After time spent teaching in Missouri, Hinckley returned to the University of Washington in January 1980 to join the faculty. Many of his colleagues, with whom he co-taught and worked on joint research projects, were the initial faculty cohort at UW-Botanic Gardens (James Clark, Barb Smit-Spinks, Deane Wang, Kern Ewing).
With Kern Ewing and others he was involved in launching the Restoration Ecology Network (UW-REN). UW-REN is now a regional center for the study of ecological restoration and conservation, creating new undergraduate research and curricula, much of it taking place at the Center for Urban Horticulture.
“Now that I am retired, I am a regular visitor to the Soest Garden– my favorite place to walk and take in nature the the Center,” he says, “and I am also active in helping find financial resources to maintain and grow the garden.”

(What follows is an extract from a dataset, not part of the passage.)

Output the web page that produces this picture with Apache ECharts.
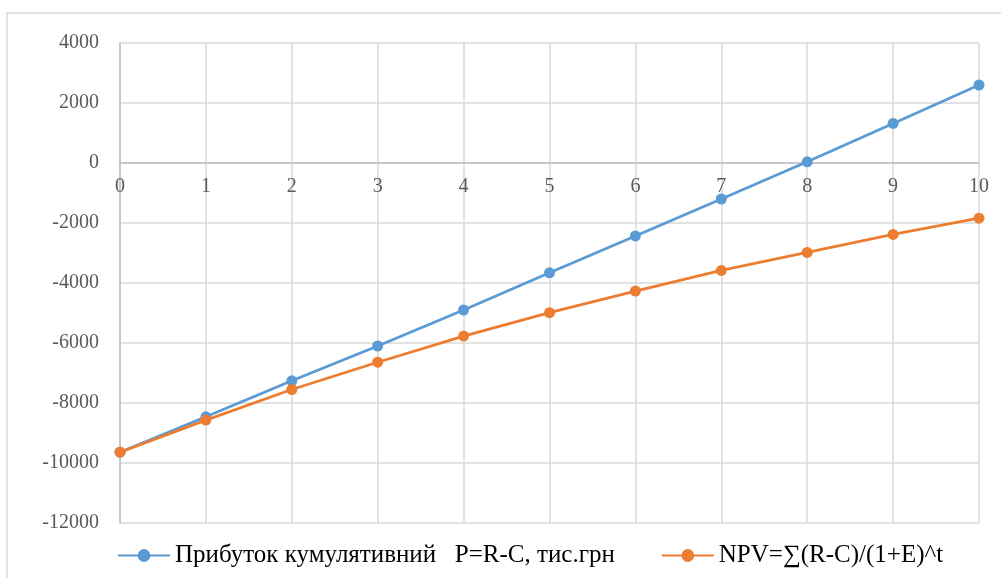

Hinckley is still an avid skier, hiker and photographer. And when asked about his favorite plant, he had a clear preference:
“Abies amabilis,” he clamoured. This tree, also called Pacific silver fir or “lovely” fir because of the softly silver undersides on the needles and gorgeous purple-hued cones that stand upright on the branches. Hinckley loves the looks of this tree, its mountain habitat and, “the fact that it got me my first job teaching at the University of Missouri.”